Nick Faldo, Britain's most successful golfer with six majors, three Masters and three Opens, said: "The point that Tiger Woods has reached so quickly is just awesome. He has presented a huge challenge to all of the game. His technical level, his confidence, are just astounding for someone his age. It is though he has invented a new game."

Yesterday's victory was extraordinary in the extent of Woods's psychological hold over all his rivals. His playing partner, the world's number two ranked player David Duval,launched a strong challenge, pulling three shots back on Woods's lead of six strokes, but he couldn't sustain it and at the end he was a broken figure, taking a numbing eight shots at the famous Road Hole and finishing 12 shots behind Woods.

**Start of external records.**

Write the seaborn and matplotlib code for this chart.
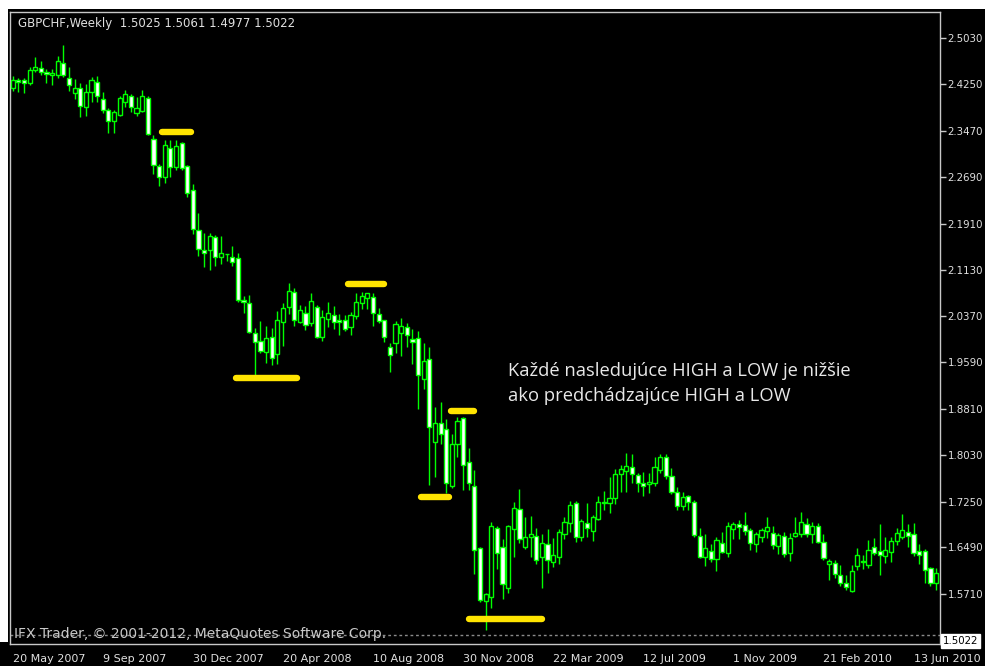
import numpy as np
import pandas as pd
import matplotlib
matplotlib.use("Agg")
import matplotlib.pyplot as plt
import seaborn as sns
from matplotlib.patches import Rectangle

# ---------------- data (weekly GBPCHF candles) ----------------
opens = [2.4186, 2.4325, 2.4325, 2.4280, 2.4493, 2.4526, 2.4459, 2.4409, 2.4409, 2.4610,
         2.4359, 2.4107, 2.4191, 2.3872, 2.4124, 2.4292, 2.4006, 2.3822, 2.3637, 2.3738,
         2.3956, 2.4057, 2.3772, 2.3805, 2.4023, 2.3336, 2.2883, 2.2698, 2.3185, 2.2866,
         2.3268, 2.2883, 2.2480, 2.1809, 2.1474, 2.1474, 2.1692, 2.1356, 2.1407, 2.1356,
         2.1340, 2.0635, 2.0585, 2.0082, 1.9947, 1.9763, 2.0015, 1.9729, 2.0266, 2.0518,
         2.0769, 2.0266, 2.0417, 2.0249, 2.0518, 2.0015, 2.0316, 2.0384, 2.0300, 2.0300,
         2.0182, 2.0367, 2.0585, 2.0669, 2.0685, 2.0400, 2.0300, 1.9847, 1.9914, 2.0082,
         2.0182, 1.9981, 1.9998, 1.9310, 1.9645, 1.8253, 1.8572, 1.8471, 1.7515, 1.8220,
         1.8656, 1.7918, 1.7515, 1.6475, 1.5586, 1.5654, 1.6811, 1.6492, 1.5805, 1.6794,
         1.7130, 1.6492, 1.6660, 1.6677, 1.6324, 1.6542, 1.6241, 1.6324, 1.6710, 1.6895,
         1.7230, 1.6660, 1.6895, 1.6761, 1.6962, 1.7247, 1.7230, 1.7314, 1.7717, 1.7767,
         1.7834, 1.7700, 1.7566, 1.7549, 1.7566, 1.7784, 1.8002, 1.7683, 1.7415, 1.7180,
         1.7348, 1.7247, 1.6677, 1.6324, 1.6425, 1.6291, 1.6559, 1.6391, 1.6794, 1.6878,
         1.6861, 1.6777, 1.6542, 1.6660, 1.6761, 1.6727, 1.6509, 1.6677, 1.6391, 1.6677,
         1.6710, 1.6878, 1.6710, 1.6844, 1.6576, 1.6207, 1.6224, 1.6022, 1.5888, 1.5754,
         1.6174, 1.6257, 1.6190, 1.6492, 1.6425, 1.6341, 1.6408, 1.6593, 1.6660, 1.6744,
         1.6710, 1.6425, 1.6425, 1.6140, 1.5888]
highs = [2.4392, 2.4364, 2.4359, 2.4543, 2.4711, 2.4644, 2.4510, 2.4510, 2.4728, 2.4912,
         2.4543, 2.4342, 2.4275, 2.4258, 2.4375, 2.4392, 2.4124, 2.3856, 2.3822, 2.4057,
         2.4158, 2.4090, 2.4040, 2.4158, 2.4057, 2.3403, 2.2916, 2.3319, 2.3319, 2.3319,
         2.3285, 2.2899, 2.2581, 2.2094, 2.1759, 2.1759, 2.1725, 2.1709, 2.1407, 2.1541,
         2.1423, 2.0702, 2.0719, 2.0165, 2.0283, 2.0199, 2.0165, 2.0451, 2.0585, 2.0920,
         2.0836, 2.0551, 2.0534, 2.0753, 2.0551, 2.0467, 2.0602, 2.0534, 2.0400, 2.0384,
         2.0434, 2.0753, 2.0769, 2.0753, 2.0753, 2.0501, 2.0300, 1.9914, 2.0283, 2.0333,
         2.0249, 2.0149, 2.0115, 1.9914, 1.9847, 1.8840, 1.8924, 1.8639, 1.8388, 1.8673,
         1.8673, 1.8153, 1.7784, 1.6492, 1.5721, 1.6912, 1.6844, 1.6626, 1.6861, 1.7247,
         1.7465, 1.6995, 1.7012, 1.6811, 1.6710, 1.6794, 1.6643, 1.6794, 1.6995, 1.7264,
         1.7264, 1.6962, 1.7230, 1.7029, 1.7348, 1.7431, 1.7666, 1.7800, 1.7868, 1.8069,
         1.8052, 1.7733, 1.7750, 1.7733, 1.8002, 1.8052, 1.8052, 1.7817, 1.7499, 1.7415,
         1.7364, 1.7281, 1.6811, 1.6710, 1.6542, 1.6660, 1.6744, 1.6912, 1.6912, 1.6945,
         1.7079, 1.6811, 1.6744, 1.6811, 1.6995, 1.6844, 1.6727, 1.6744, 1.6727, 1.6995,
         1.7079, 1.6979, 1.6912, 1.6895, 1.6710, 1.6291, 1.6274, 1.6190, 1.6022, 1.6190,
         1.6475, 1.6358, 1.6610, 1.6643, 1.6878, 1.6660, 1.6660, 1.6811, 1.7046, 1.6878,
         1.6895, 1.6542, 1.6459, 1.6157, 1.6140]
lows = [2.4146, 2.4129, 2.4107, 2.4241, 2.4459, 2.4409, 2.4275, 2.4241, 2.4359, 2.4375,
        2.4141, 2.4006, 2.3705, 2.3721, 2.3956, 2.3956, 2.3772, 2.3436, 2.3436, 2.3721,
        2.3872, 2.3788, 2.3721, 2.3788, 2.3403, 2.2749, 2.2547, 2.2598, 2.2698, 2.2816,
        2.2816, 2.2363, 2.1742, 2.1373, 2.1189, 2.1138, 2.1205, 2.1239, 2.1289, 2.1205,
        2.0602, 2.0417, 2.0082, 1.9344, 1.9746, 1.9578, 1.9545, 1.9562, 1.9864, 2.0400,
        2.0199, 2.0249, 2.0132, 2.0199, 1.9998, 1.9947, 2.0182, 2.0149, 2.0048, 2.0115,
        2.0048, 2.0316, 2.0484, 2.0484, 2.0199, 2.0249, 1.9931, 1.9427, 1.9746, 1.9696,
        1.9847, 1.9562, 1.8807, 1.9142, 1.7532, 1.7666, 1.8220, 1.7398, 1.7482, 1.8002,
        1.7448, 1.7448, 1.6039, 1.5570, 1.5100, 1.5469, 1.6123, 1.5620, 1.5721, 1.6324,
        1.6559, 1.6459, 1.6324, 1.6207, 1.5805, 1.6056, 1.6157, 1.6207, 1.6626, 1.6744,
        1.6576, 1.6593, 1.6660, 1.6593, 1.6945, 1.7113, 1.7063, 1.7213, 1.7415, 1.7415,
        1.7566, 1.7415, 1.7348, 1.7398, 1.7515, 1.7733, 1.7633, 1.7381, 1.7113, 1.7113,
        1.7113, 1.6660, 1.6310, 1.6174, 1.6241, 1.6090, 1.6391, 1.6324, 1.6626, 1.6626,
        1.6693, 1.6442, 1.6408, 1.6576, 1.6643, 1.6459, 1.6375, 1.6324, 1.6257, 1.6660,
        1.6660, 1.6660, 1.6559, 1.6559, 1.6274, 1.5939, 1.5972, 1.5838, 1.5771, 1.5737,
        1.6106, 1.6123, 1.6140, 1.6358, 1.6022, 1.6224, 1.6241, 1.6526, 1.6626, 1.6492,
        1.6341, 1.6207, 1.5888, 1.5838, 1.5771]
closes = [2.4325, 2.4287, 2.4270, 2.4493, 2.4543, 2.4459, 2.4426, 2.4443, 2.4644, 2.4409,
          2.4241, 2.4191, 2.3889, 2.4124, 2.4325, 2.4057, 2.3822, 2.3637, 2.3788, 2.4023,
          2.4090, 2.3872, 2.3856, 2.4057, 2.3419, 2.2899, 2.2698, 2.3235, 2.2866, 2.3218,
          2.2849, 2.2430, 2.1826, 2.1491, 2.1423, 2.1709, 2.1356, 2.1423, 2.1400, 2.1273,
          2.0635, 2.0602, 2.0098, 1.9931, 1.9780, 1.9998, 1.9662, 2.0300, 2.0501, 2.0786,
          2.0300, 2.0467, 2.0216, 2.0618, 2.0015, 2.0350, 2.0417, 2.0266, 2.0266, 2.0149,
          2.0384, 2.0602, 2.0702, 2.0753, 2.0417, 2.0283, 2.0015, 1.9713, 2.0233, 2.0199,
          2.0048, 1.9931, 1.9377, 1.9612, 1.8505, 1.8572, 1.8388, 1.7566, 1.8220, 1.8606,
          1.7868, 1.7566, 1.6442, 1.5603, 1.5704, 1.6844, 1.6391, 1.5872, 1.6844, 1.7146,
          1.6626, 1.6660, 1.6710, 1.6274, 1.6559, 1.6274, 1.6358, 1.6744, 1.6912, 1.7197,
          1.6660, 1.6928, 1.6811, 1.6995, 1.7247, 1.7230, 1.7314, 1.7717, 1.7800, 1.7851,
          1.7717, 1.7566, 1.7515, 1.7582, 1.7834, 1.8002, 1.7683, 1.7415, 1.7180, 1.7331,
          1.7247, 1.6693, 1.6324, 1.6475, 1.6291, 1.6610, 1.6408, 1.6844, 1.6878, 1.6828,
          1.6761, 1.6559, 1.6710, 1.6777, 1.6828, 1.6526, 1.6693, 1.6375, 1.6643, 1.6727,
          1.6912, 1.6710, 1.6844, 1.6576, 1.6308, 1.6257, 1.6039, 1.5888, 1.5821, 1.6090,
          1.6358, 1.6241, 1.6442, 1.6391, 1.6358, 1.6442, 1.6593, 1.6727, 1.6777, 1.6677,
          1.6391, 1.6358, 1.6106, 1.5888, 1.6056]

date_labels = ["20 May 2007", "9 Sep 2007", "30 Dec 2007", "20 Apr 2008", "10 Aug 2008",
               "30 Nov 2008", "22 Mar 2009", "12 Jul 2009", "1 Nov 2009", "21 Feb 2010",
               "13 Jun 2010"]
weeks_per_label = 16
price_ticks = [1.5710, 1.6490, 1.7250, 1.8030, 1.8810, 1.9590, 2.0370, 2.1130,
               2.1910, 2.2690, 2.3470, 2.4250, 2.5030]
last_price = 1.5022
header = "GBPCHF,Weekly  1.5025 1.5061 1.4977 1.5022"
copyright_txt = "IFX Trader, \u00a9 2001-2012, MetaQuotes Software Corp."
note_lines = ["Každé nasledujúce HIGH a LOW je nižšie", "ako predchádzajúce HIGH a LOW"]

# yellow hand-drawn markers: start bar, end bar, price level
mark_start = [26.6, 39.7, 59.6, 72.6, 77.8, 81.0]
mark_end = [31.6, 50.5, 66.0, 77.5, 81.9, 94.0]
mark_price = [2.3445, 1.9327, 2.0903, 1.7339, 1.8773, 1.5285]

df = pd.DataFrame({"open": opens, "high": highs, "low": lows, "close": closes})
df["bar"] = np.arange(len(df))
df["bull"] = df["close"] >= df["open"]

# ---------------- style ----------------
sns.set_theme(style="dark")
plt.rcParams["font.family"] = ["DejaVu Sans"]

W, H = 985, 666
fig = plt.figure(figsize=(W / 100, H / 100), dpi=100, facecolor="black")
ax = fig.add_axes([10 / W, 1 - 644 / H, 930 / W, 632 / H])
ax.set_facecolor("black")

LIME = "#00FF00"
GRAY = "#C8C8C8"

# wicks
ax.vlines(df["bar"], df["low"], df["high"], color=LIME, linewidth=1.0, zorder=2)
# bodies
body_bottom = np.minimum(df["open"], df["close"])
body_height = np.abs(df["close"] - df["open"])
body_height = np.maximum(body_height, 0.0004)
fills = np.where(df["bull"], "black", "white")
ax.bar(df["bar"], body_height, bottom=body_bottom, width=0.74, color=fills,
       edgecolor=LIME, linewidth=1.0, zorder=3)

# yellow markers
for s, e, p in zip(mark_start, mark_end, mark_price):
    ax.plot([s, e], [p, p], color="#FFE400", linewidth=4.6, solid_capstyle="round",
            zorder=5)

# current price dotted line
ax.axhline(last_price, color="#8A8A8A", linewidth=1.0, linestyle=(0, (2, 2)), zorder=1)

ax.set_xlim(-0.48, 164.7)
ax.set_ylim(1.4865, 2.5466)

# y axis on the right
ax.yaxis.tick_right()
ax.set_yticks(price_ticks)
ax.set_yticklabels([f"{v:.4f}" for v in price_ticks])
ax.tick_params(axis="y", which="both", direction="out", length=4, width=1,
               color=GRAY, labelcolor="#E0E0E0", labelsize=7.4, pad=1.5,
               left=False, right=True)

# x axis dates
ax.set_xticks([i * weeks_per_label for i in range(len(date_labels))])
ax.set_xticklabels(date_labels)
for lab in ax.get_xticklabels():
    lab.set_horizontalalignment("left")
ax.tick_params(axis="x", direction="out", length=5, width=1, color=GRAY,
               labelcolor="#E0E0E0", labelsize=8, pad=2)

for sp in ax.spines.values():
    sp.set_color(GRAY)
    sp.set_linewidth(1.0)
ax.grid(False)

# texts
fig.text(18 / W, 1 - 24 / H, header, color="#E0E0E0", fontsize=8.5, va="center", ha="left")
fig.text(14 / W, 1 - 634 / H, copyright_txt, color=GRAY, fontsize=10, va="center",
         ha="left", zorder=0)
ax.text(0.535, 1 - (371 - 12) / 632, note_lines[0], transform=ax.transAxes,
        color="#E8E8E8", fontsize=13.2, family=["Open Sans", "DejaVu Sans"],
        va="center", ha="left")
ax.text(0.535, 1 - (396 - 12) / 632, note_lines[1], transform=ax.transAxes,
        color="#E8E8E8", fontsize=13.2, family=["Open Sans", "DejaVu Sans"],
        va="center", ha="left")

# current price label box
fig.text(943 / W, 1 - 641 / H, f"{last_price:.4f}", color="black", fontsize=7.4,
         va="center", ha="left",
         bbox=dict(boxstyle="square,pad=0.2", facecolor="white", edgecolor="white"))

# window border strips
fig.add_artist(Rectangle((0, 1 - 9 / H), 1, 9 / H, transform=fig.transFigure,
                         facecolor="white", edgecolor="none", zorder=-1))
fig.add_artist(Rectangle((0, 1 - 642 / H), 8 / W, 642 / H, transform=fig.transFigure,
                         facecolor="white", edgecolor="none", zorder=-1))

fig.savefig("out.png", dpi=100, facecolor="black")
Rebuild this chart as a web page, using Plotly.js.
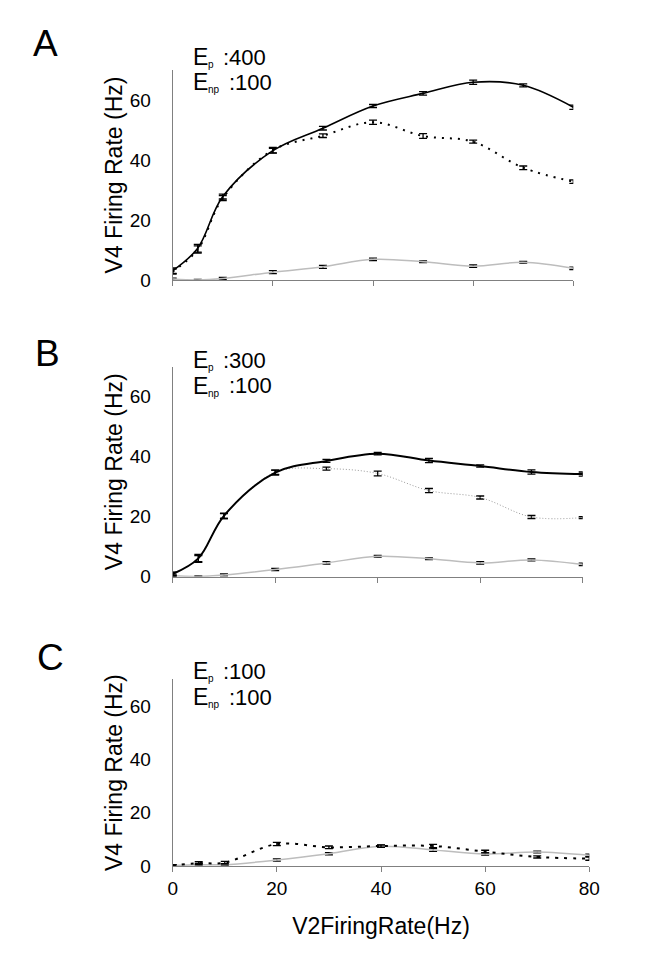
<!DOCTYPE html>
<html>
<head>
<meta charset="utf-8">
<script src="https://cdn.plot.ly/plotly-3.0.1.min.js"></script>
<style>html,body{margin:0;padding:0;background:#fff;}#chart{width:649px;height:959px;}</style>
</head>
<body>
<div id="chart"></div>
<script>
// V2 firing rate (Hz)
const v2Rate = [0, 5, 10, 20, 30, 40, 50, 60, 70, 80];
const xTicks = [0, 20, 40, 60, 80];
const yTicks = [0, 20, 40, 60];

// Panel A (Ep:400, Enp:100)
const aSolid = [3.1, 10.6, 27.8, 43.1, 50.6, 58.0, 62.2, 65.9, 64.9, 57.6];
const aSolidErr = [0.9, 1.3, 0.8, 0.8, 0.6, 0.5, 0.6, 0.7, 0.5, 0.7];
const aDotted = [2.8, 10.2, 27.3, 43.3, 48.1, 52.6, 48.0, 46.1, 37.4, 32.8];
const aDottedErr = [0.8, 1.2, 0.8, 0.9, 0.6, 0.7, 0.8, 0.5, 0.6, 0.6];
const aGray = [0.3, 0.0, 0.5, 2.6, 4.4, 6.9, 6.1, 4.6, 5.9, 3.9];
const aGrayErr = [0.3, 0.2, 0.4, 0.5, 0.5, 0.4, 0.3, 0.4, 0.3, 0.4];

// Panel B (Ep:300, Enp:100)
const bSolid = [0.9, 6.1, 20.3, 34.7, 38.6, 41.0, 38.7, 36.9, 34.9, 34.2];
const bSolidErr = [0.6, 1.3, 0.9, 0.8, 0.5, 0.4, 0.7, 0.4, 0.7, 0.7];
const bDotted = [0.9, 6.0, 20.2, 34.8, 36.0, 34.4, 28.7, 26.4, 19.9, 19.7];
const bDottedErr = [0.5, 1.0, 0.8, 0.7, 0.5, 0.8, 0.7, 0.5, 0.5, 0.3];
const bGray = [0.3, 0.1, 0.6, 2.4, 4.6, 6.8, 6.0, 4.6, 5.6, 4.1];
const bGrayErr = [0.3, 0.2, 0.3, 0.4, 0.4, 0.3, 0.3, 0.4, 0.3, 0.4];

// Panel C (Ep:100, Enp:100)
const cDotted = [0.2, 1.1, 1.25, 8.25, 7.0, 7.5, 7.5, 5.4, 3.4, 2.75];
const cDottedErr = [0.3, 0.5, 0.5, 0.6, 0.5, 0.4, 0.6, 0.5, 0.4, 0.6];
const cGray = [0.2, 0.5, 0.5, 2.25, 4.6, 7.4, 6.0, 4.5, 5.25, 4.0];
const cGrayErr = [0.3, 0.4, 0.4, 0.4, 0.4, 0.4, 0.5, 0.4, 0.3, 0.4];

const panelLabels = ['A', 'B', 'C'];
const epValues = ['400', '300', '100'];
const enpValues = ['100', '100', '100'];

const W = 649, H = 959;
const FONT = 'Liberation Sans, Arial, sans-serif';

function err(arr) {
  return {type: 'data', array: arr, visible: true, color: '#000', thickness: 1.3, width: 4};
}
function tr(y, e, xa, ya, line) {
  return {x: v2Rate, y: y, xaxis: xa, yaxis: ya, mode: 'lines', type: 'scatter',
    line: Object.assign({shape: 'spline', smoothing: 1}, line), error_y: err(e),
    cliponaxis: false, showlegend: false, hoverinfo: 'x+y'};
}
const GRAY = '#bdbdbd';
const data = [
  tr(aGray, aGrayErr, 'x', 'y', {color: GRAY, width: 1.5}),
  tr(aDotted, aDottedErr, 'x', 'y', {color: '#000', width: 2, dash: '2px,6px'}),
  tr(aSolid, aSolidErr, 'x', 'y', {color: '#000', width: 1.6}),
  tr(bGray, bGrayErr, 'x2', 'y2', {color: GRAY, width: 1.5}),
  tr(bDotted, bDottedErr, 'x2', 'y2', {color: '#999', width: 1, dash: '1px,2px'}),
  tr(bSolid, bSolidErr, 'x2', 'y2', {color: '#000', width: 2}),
  tr(cGray, cGrayErr, 'x3', 'y3', {color: GRAY, width: 1.5}),
  tr(cDotted, cDottedErr, 'x3', 'y3', {color: '#000', width: 2, dash: '3px,6px'})
];

// panel geometry in pixels: [xLeft, xRight, yBottom, yTop]
const geo = [
  [172.7, 573.3, 280, 70],
  [172.7, 582.7, 576.7, 366.7],
  [172.7, 589.3, 866, 679.3]
];
const letterPos = [[45.5, 43.5], [47, 353], [50, 657]];
// vertical centres (px) of the two parameter lines per panel
const paramY = [[57.5, 82.5], [360, 386], [671, 697]];

const layout = {
  width: W, height: H,
  margin: {l: 0, r: 0, t: 0, b: 0},
  paper_bgcolor: '#fff', plot_bgcolor: '#fff',
  font: {family: FONT, color: '#000', size: 19},
  annotations: []
};

function txt(xpx, ypx, text, size, anchor) {
  return {xref: 'paper', yref: 'paper', x: xpx / W, y: 1 - ypx / H,
    xanchor: anchor || 'left', yanchor: 'middle', showarrow: false,
    text: text, font: {size: size, family: FONT, color: '#000'}};
}

geo.forEach((g, i) => {
  const sfx = i === 0 ? '' : String(i + 1);
  const last = i === 2;
  const xa = {
    domain: [g[0] / W, g[1] / W], range: [0, 80], anchor: 'y' + sfx,
    tickvals: xTicks, ticktext: xTicks.map(String), showticklabels: last,
    ticks: 'outside', ticklen: 5, tickcolor: '#808080', tickwidth: 1,
    showline: true, linecolor: '#808080', linewidth: 1,
    showgrid: false, zeroline: false, ticklabelstandoff: 0,
    tickfont: {size: 19, family: FONT}
  };
  if (last) xa.title = {text: 'V2FiringRate(Hz)', font: {size: 23, family: FONT}, standoff: 20};
  layout['xaxis' + sfx] = xa;
  layout['yaxis' + sfx] = {
    domain: [1 - g[2] / H, 1 - g[3] / H], range: [0, 70], anchor: 'x' + sfx,
    tickvals: yTicks, ticktext: yTicks.map(String),
    ticks: '', showline: true, linecolor: '#808080', linewidth: 1,
    showgrid: false, zeroline: false, ticklabelstandoff: 17,
    tickfont: {size: 19, family: FONT},
    title: {text: 'V4 Firing Rate (Hz)', font: {size: 23, family: FONT}, standoff: 0}
  };
  layout.annotations.push(txt(letterPos[i][0], letterPos[i][1], panelLabels[i], 37, 'center'));
  const y1 = paramY[i][0], y2 = paramY[i][1];
  layout.annotations.push(txt(191, y1, 'E', 23));
  layout.annotations.push(txt(206, y1 + 7, 'p', 10));
  layout.annotations.push(txt(221, y1, ':' + epValues[i], 22));
  layout.annotations.push(txt(191, y2, 'E', 23));
  layout.annotations.push(txt(206, y2 + 7, 'np', 10));
  layout.annotations.push(txt(227, y2, ':' + enpValues[i], 22));
});

Plotly.newPlot('chart', data, layout, {staticPlot: true, displayModeBar: false});
</script>
</body>
</html>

There were extraordinary scenes as Woods marched up the last fairway. Hundreds of fans raced behind him, many jumping over the Swilken Burn which dissects the final hole, and the over-reaction of a steward in pushing some of the most enthusiastic is bound to lead to an investigation.

Woods was impervious to the drama, though. He marched on to the final green, where he birdied to break the under-par record for all major tournaments at 19 strokes.Duval was somewhat less uplifted. He dropped four shots in the 17th hole bunker, and his confidence could take years to recover. Along with the rest of golf he is operating in the shadow of Tiger Woods.